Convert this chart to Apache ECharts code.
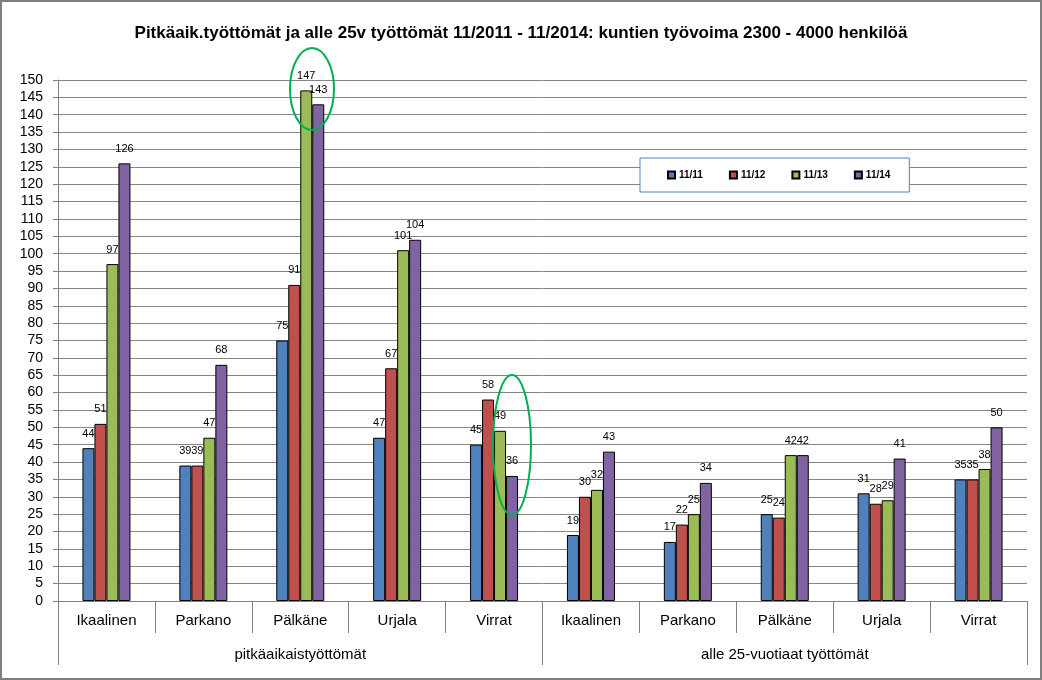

---

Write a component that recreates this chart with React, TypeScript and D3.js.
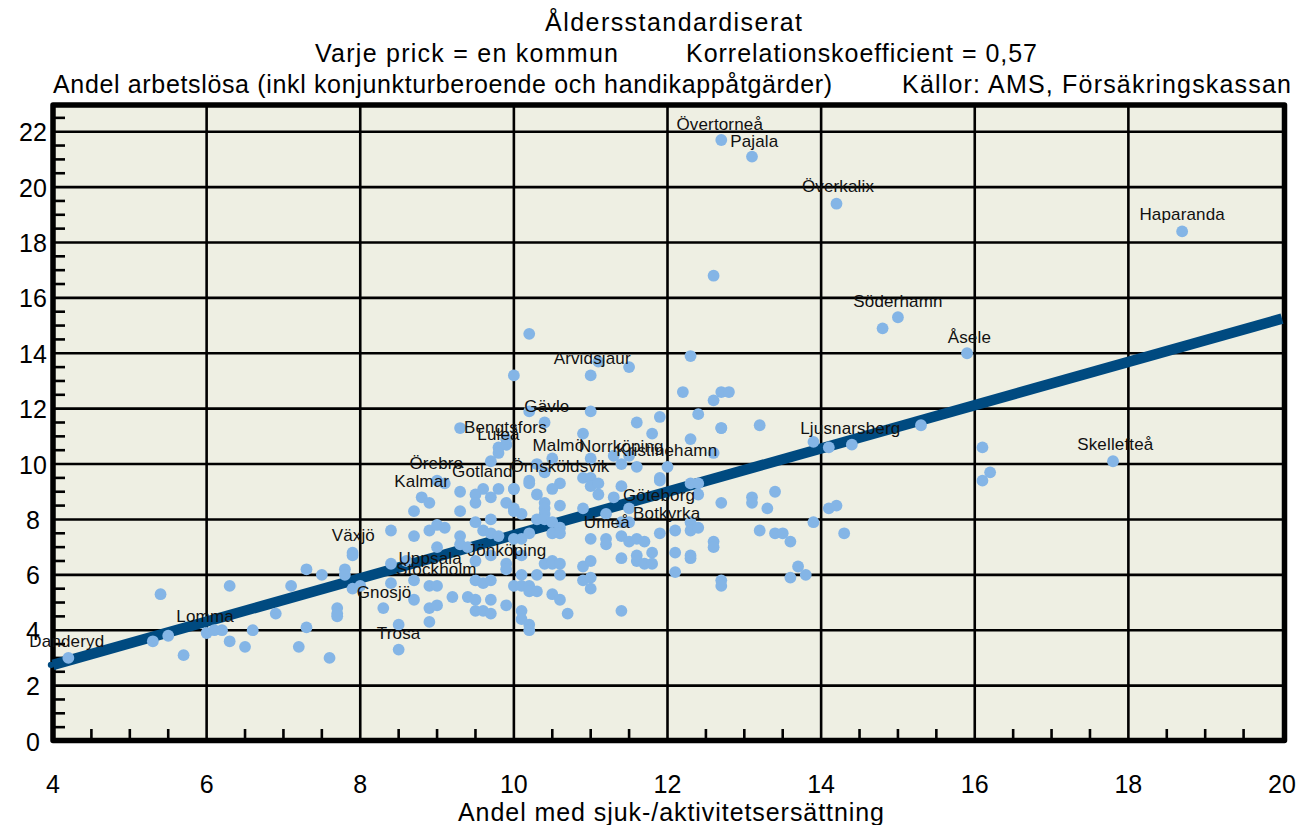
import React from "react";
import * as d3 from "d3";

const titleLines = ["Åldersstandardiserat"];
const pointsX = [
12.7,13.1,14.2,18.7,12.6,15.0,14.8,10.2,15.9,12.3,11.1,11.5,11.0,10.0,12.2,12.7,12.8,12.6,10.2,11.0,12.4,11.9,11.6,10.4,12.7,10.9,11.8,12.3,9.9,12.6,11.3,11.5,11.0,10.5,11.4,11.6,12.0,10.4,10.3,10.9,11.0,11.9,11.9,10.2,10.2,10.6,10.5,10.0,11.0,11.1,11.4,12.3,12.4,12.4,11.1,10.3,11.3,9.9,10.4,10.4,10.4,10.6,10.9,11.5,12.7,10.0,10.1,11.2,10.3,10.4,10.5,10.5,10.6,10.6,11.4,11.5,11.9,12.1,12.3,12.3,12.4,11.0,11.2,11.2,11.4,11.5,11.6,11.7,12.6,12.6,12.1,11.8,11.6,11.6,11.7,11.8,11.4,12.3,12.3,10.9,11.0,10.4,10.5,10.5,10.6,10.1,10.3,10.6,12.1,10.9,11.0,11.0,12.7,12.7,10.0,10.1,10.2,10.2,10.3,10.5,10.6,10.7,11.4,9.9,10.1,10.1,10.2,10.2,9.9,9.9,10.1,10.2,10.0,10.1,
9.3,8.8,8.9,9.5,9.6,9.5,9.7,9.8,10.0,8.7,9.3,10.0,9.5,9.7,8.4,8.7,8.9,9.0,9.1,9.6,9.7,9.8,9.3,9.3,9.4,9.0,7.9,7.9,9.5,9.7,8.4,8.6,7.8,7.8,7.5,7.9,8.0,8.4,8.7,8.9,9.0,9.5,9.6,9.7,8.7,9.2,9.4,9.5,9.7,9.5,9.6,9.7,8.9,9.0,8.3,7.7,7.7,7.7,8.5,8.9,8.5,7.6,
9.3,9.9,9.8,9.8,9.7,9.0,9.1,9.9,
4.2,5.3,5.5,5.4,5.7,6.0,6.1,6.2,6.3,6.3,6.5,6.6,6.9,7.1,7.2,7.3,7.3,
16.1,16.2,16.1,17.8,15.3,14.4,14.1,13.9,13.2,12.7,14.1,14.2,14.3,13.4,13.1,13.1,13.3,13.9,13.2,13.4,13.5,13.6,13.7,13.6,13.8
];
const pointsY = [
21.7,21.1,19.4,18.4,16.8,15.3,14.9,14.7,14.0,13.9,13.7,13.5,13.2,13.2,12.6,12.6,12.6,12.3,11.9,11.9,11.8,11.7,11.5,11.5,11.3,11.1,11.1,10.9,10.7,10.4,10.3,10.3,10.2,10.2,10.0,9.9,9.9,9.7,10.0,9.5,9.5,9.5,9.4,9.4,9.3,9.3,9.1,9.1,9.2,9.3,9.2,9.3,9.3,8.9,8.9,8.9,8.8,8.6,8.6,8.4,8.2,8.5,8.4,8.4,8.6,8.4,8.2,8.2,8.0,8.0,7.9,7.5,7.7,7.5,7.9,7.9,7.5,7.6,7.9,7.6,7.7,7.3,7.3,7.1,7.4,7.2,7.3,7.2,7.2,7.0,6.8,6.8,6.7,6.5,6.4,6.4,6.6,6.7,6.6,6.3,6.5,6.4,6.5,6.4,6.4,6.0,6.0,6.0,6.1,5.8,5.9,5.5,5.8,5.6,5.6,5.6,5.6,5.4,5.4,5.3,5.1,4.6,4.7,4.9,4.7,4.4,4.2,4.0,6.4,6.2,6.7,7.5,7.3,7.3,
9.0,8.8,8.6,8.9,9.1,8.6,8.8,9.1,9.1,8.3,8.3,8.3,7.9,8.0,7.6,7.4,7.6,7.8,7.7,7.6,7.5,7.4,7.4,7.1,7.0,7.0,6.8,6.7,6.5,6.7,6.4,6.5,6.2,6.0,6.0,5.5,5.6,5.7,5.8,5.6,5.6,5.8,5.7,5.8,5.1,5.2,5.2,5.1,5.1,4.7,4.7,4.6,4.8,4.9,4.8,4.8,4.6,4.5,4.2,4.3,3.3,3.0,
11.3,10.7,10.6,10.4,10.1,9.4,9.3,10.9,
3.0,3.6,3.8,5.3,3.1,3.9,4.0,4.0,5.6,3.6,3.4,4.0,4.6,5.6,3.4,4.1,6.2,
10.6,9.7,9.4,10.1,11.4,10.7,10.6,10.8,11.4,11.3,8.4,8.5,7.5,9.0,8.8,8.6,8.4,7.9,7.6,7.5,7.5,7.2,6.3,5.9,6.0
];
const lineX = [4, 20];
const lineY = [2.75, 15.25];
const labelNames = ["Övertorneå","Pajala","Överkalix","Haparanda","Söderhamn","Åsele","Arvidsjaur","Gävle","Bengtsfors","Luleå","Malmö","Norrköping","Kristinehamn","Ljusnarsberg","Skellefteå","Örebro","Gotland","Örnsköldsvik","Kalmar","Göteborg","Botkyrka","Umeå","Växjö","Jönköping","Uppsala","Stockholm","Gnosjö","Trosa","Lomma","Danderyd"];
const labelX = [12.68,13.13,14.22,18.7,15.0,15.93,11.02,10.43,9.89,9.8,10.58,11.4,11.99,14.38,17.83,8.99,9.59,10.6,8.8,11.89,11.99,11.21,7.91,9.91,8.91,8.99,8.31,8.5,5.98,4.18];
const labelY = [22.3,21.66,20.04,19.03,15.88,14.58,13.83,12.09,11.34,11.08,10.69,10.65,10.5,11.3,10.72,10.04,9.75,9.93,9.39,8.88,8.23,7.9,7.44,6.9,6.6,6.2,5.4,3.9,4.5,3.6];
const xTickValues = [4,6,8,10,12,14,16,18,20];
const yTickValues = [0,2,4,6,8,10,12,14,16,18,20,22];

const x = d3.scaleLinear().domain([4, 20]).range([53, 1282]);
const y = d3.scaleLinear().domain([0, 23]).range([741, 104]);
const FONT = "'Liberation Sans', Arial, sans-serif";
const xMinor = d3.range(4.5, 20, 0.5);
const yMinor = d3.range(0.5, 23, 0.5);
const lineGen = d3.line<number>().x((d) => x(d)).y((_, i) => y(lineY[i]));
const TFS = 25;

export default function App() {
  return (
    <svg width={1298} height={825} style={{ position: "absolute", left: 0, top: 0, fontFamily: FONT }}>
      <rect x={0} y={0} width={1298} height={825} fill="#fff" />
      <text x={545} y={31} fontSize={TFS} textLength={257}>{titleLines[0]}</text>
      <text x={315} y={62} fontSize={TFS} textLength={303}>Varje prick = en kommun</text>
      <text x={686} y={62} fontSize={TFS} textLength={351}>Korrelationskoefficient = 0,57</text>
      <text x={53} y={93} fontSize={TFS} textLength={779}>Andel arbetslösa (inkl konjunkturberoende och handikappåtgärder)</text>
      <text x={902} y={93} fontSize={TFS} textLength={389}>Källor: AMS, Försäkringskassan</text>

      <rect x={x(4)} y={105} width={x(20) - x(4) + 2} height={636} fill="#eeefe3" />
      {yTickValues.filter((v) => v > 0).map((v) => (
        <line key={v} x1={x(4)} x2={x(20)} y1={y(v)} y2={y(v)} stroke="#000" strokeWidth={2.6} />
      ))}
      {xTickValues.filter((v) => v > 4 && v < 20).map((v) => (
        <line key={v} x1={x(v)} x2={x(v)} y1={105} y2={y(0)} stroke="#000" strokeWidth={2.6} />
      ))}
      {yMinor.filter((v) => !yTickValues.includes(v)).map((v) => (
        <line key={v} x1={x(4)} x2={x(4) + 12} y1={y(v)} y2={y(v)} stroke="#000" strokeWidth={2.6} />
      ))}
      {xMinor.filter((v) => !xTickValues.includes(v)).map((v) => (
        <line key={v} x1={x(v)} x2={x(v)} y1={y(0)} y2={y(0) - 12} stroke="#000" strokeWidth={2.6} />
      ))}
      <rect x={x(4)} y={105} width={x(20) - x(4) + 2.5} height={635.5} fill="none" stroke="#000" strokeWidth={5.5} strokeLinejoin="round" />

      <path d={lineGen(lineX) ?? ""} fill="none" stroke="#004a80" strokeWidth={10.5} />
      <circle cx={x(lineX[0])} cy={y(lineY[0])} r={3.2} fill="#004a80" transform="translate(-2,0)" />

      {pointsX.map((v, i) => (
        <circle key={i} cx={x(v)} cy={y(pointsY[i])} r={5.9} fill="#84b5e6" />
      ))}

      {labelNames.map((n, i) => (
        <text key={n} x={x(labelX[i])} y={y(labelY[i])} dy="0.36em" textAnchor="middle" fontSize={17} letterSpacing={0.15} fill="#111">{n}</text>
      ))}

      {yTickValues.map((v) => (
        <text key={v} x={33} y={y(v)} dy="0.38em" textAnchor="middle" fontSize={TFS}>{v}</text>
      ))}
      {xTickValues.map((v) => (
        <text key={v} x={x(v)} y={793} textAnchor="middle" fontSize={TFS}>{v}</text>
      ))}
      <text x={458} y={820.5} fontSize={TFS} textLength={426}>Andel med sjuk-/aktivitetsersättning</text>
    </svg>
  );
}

---

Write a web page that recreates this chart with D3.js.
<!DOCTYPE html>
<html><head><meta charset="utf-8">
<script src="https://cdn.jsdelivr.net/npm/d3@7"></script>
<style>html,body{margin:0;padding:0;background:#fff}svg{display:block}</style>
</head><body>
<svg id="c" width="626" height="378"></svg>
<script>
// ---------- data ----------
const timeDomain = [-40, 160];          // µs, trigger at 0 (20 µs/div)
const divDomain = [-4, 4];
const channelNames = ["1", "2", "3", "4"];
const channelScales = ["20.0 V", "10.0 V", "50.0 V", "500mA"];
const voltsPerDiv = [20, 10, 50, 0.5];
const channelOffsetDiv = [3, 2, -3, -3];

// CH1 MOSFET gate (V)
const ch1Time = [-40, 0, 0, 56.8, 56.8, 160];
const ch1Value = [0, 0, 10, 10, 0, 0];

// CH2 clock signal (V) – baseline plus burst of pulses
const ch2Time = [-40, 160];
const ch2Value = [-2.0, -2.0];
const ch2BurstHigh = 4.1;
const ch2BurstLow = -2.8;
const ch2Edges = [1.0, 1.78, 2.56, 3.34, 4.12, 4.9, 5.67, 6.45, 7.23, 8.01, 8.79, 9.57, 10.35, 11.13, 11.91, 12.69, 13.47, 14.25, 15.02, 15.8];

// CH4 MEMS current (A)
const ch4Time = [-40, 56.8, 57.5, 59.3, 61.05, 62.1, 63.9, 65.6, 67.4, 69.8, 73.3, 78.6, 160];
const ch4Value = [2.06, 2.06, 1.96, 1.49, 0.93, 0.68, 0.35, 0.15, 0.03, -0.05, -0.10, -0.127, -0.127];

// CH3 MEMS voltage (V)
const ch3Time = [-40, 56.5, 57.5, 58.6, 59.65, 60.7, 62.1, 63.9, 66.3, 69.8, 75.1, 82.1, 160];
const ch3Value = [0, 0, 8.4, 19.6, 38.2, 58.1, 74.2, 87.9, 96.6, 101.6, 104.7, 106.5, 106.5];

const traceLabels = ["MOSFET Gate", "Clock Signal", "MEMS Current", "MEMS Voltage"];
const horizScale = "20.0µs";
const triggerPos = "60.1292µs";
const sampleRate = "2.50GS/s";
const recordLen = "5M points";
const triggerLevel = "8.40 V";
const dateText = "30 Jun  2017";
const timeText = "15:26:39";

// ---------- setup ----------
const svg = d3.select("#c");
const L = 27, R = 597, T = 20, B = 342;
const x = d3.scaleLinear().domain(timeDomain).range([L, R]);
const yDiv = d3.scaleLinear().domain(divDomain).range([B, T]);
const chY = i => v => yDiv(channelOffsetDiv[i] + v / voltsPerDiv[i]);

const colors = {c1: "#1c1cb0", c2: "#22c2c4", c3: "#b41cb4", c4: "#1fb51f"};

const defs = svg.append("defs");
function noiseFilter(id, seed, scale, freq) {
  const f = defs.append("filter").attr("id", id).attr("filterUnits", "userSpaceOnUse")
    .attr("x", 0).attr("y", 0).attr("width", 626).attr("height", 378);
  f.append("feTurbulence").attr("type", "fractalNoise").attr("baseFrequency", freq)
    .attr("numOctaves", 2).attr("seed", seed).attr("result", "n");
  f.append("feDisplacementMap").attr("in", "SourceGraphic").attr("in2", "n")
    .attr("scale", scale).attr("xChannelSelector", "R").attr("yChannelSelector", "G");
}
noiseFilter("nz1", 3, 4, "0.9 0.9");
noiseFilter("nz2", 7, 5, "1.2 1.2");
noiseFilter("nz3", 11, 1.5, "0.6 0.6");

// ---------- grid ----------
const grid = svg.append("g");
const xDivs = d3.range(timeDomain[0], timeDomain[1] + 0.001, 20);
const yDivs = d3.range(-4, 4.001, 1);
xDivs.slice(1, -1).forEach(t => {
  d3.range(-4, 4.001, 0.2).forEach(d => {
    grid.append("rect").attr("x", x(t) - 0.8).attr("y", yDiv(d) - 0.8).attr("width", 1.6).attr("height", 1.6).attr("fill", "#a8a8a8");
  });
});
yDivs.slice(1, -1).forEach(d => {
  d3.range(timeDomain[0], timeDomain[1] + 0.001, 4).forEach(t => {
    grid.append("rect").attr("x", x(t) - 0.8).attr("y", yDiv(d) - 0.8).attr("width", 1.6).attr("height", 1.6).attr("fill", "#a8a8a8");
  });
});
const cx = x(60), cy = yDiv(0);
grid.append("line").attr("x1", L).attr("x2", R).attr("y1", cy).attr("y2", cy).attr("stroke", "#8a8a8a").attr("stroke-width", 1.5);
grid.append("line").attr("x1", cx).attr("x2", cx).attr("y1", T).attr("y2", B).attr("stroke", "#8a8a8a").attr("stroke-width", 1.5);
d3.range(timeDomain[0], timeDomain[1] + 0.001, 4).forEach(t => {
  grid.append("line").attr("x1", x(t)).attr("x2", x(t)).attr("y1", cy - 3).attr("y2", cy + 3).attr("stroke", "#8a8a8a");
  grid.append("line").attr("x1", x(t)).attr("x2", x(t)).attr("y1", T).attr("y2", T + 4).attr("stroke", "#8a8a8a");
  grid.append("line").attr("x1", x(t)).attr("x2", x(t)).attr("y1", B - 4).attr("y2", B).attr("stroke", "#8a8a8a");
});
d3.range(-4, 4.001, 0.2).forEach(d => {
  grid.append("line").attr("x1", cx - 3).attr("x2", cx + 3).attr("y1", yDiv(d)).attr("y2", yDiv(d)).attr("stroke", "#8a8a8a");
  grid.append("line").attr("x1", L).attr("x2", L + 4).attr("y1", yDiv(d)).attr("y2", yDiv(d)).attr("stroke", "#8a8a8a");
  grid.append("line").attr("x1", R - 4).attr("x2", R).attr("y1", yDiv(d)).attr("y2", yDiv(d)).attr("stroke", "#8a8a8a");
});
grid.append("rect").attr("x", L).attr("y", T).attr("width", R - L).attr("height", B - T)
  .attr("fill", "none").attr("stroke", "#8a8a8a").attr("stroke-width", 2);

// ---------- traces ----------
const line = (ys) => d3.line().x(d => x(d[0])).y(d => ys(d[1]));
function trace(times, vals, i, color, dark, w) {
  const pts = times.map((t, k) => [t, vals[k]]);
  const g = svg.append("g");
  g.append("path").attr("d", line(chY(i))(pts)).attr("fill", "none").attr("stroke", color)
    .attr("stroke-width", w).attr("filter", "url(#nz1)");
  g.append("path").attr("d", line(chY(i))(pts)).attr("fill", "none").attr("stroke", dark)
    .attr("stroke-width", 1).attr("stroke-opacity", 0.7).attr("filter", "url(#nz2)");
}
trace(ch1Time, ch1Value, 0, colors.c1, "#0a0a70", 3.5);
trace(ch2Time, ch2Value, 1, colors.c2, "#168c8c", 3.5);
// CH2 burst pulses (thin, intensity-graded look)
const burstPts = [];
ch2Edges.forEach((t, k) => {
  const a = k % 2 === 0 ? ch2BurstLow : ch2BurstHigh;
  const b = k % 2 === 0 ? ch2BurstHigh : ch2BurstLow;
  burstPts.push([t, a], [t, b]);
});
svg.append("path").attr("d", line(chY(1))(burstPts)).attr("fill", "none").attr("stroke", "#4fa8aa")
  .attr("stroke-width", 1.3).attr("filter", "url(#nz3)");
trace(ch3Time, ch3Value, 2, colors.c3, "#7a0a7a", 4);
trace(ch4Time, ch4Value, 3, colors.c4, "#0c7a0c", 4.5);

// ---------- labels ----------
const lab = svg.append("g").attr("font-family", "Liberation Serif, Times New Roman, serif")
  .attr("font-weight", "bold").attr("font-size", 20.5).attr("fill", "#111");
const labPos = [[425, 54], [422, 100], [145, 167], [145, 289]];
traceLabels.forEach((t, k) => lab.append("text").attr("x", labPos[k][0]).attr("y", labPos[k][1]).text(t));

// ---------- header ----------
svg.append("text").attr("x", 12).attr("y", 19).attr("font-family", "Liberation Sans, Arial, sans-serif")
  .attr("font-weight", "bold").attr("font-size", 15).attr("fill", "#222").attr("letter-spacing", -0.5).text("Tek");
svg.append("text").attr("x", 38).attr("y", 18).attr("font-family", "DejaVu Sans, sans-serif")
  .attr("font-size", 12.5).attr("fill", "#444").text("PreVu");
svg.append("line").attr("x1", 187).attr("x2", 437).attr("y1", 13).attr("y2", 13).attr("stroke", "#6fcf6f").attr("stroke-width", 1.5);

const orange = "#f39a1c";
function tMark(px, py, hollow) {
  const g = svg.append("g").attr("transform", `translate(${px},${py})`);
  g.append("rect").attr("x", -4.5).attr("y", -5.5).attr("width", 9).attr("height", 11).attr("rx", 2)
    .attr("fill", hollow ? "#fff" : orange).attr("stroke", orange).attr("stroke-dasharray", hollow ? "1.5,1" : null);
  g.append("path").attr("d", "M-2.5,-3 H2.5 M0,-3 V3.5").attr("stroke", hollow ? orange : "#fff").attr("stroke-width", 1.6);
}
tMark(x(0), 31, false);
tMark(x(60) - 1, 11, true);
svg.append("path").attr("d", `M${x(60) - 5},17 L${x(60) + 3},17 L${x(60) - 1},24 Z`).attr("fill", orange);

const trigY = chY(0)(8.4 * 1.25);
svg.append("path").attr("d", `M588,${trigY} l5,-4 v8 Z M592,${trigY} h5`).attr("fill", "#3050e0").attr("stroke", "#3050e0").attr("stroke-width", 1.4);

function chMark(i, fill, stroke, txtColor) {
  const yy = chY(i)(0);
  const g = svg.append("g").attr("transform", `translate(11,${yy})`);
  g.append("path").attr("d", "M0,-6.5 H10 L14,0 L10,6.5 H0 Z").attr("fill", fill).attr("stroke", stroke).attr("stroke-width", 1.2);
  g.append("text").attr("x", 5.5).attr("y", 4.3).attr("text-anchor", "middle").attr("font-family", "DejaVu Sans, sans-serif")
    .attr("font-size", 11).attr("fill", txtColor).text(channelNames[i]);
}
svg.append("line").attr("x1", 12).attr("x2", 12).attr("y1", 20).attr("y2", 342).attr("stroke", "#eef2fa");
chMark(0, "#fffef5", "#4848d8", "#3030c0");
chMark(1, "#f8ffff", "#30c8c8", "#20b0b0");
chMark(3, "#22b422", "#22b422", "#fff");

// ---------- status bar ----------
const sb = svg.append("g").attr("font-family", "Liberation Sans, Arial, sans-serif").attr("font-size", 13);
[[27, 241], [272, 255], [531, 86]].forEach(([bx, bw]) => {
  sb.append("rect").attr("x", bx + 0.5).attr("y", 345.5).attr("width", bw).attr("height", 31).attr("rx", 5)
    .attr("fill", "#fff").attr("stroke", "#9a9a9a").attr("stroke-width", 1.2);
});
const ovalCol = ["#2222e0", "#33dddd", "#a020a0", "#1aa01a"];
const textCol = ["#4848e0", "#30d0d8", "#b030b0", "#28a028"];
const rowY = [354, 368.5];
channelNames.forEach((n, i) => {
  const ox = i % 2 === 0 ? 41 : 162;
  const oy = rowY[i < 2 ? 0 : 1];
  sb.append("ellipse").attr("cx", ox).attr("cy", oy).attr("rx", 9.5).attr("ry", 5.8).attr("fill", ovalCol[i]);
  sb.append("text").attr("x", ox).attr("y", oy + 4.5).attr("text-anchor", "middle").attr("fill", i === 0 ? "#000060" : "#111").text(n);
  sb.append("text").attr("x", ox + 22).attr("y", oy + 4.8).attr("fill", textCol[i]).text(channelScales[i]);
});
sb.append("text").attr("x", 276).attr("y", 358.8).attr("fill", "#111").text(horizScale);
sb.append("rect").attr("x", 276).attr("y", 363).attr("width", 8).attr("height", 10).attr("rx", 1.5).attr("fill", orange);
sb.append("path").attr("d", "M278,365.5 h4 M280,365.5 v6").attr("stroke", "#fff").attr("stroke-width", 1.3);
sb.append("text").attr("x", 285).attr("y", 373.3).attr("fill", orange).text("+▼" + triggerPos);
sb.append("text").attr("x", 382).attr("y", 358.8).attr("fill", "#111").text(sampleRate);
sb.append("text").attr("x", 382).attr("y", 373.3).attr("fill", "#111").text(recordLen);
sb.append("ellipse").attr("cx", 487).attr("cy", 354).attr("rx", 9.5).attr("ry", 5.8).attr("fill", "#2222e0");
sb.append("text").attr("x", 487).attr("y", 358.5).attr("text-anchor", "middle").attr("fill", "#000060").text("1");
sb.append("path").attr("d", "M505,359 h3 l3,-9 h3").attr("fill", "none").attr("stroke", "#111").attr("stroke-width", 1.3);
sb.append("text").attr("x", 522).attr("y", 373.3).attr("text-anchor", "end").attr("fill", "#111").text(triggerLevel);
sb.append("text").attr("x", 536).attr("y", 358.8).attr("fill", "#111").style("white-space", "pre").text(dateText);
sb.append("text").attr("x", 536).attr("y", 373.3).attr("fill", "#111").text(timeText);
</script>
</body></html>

---

_AIM:_
Starting with the line that contains "Write a web", repeat each line exactly, and stop once the line that contains "const ch1Value = [0, 0, 10, 10, 0, 0];" has been repeated.

_RESPONSE TO THE EXERCISE:_
Write a web page that recreates this chart with D3.js.
<!DOCTYPE html>
<html><head><meta charset="utf-8">
<script src="https://cdn.jsdelivr.net/npm/d3@7"></script>
<style>html,body{margin:0;padding:0;background:#fff}svg{display:block}</style>
</head><body>
<svg id="c" width="626" height="378"></svg>
<script>
// ---------- data ----------
const timeDomain = [-40, 160];          // µs, trigger at 0 (20 µs/div)
const divDomain = [-4, 4];
const channelNames = ["1", "2", "3", "4"];
const channelScales = ["20.0 V", "10.0 V", "50.0 V", "500mA"];
const voltsPerDiv = [20, 10, 50, 0.5];
const channelOffsetDiv = [3, 2, -3, -3];

// CH1 MOSFET gate (V)
const ch1Time = [-40, 0, 0, 56.8, 56.8, 160];
const ch1Value = [0, 0, 10, 10, 0, 0];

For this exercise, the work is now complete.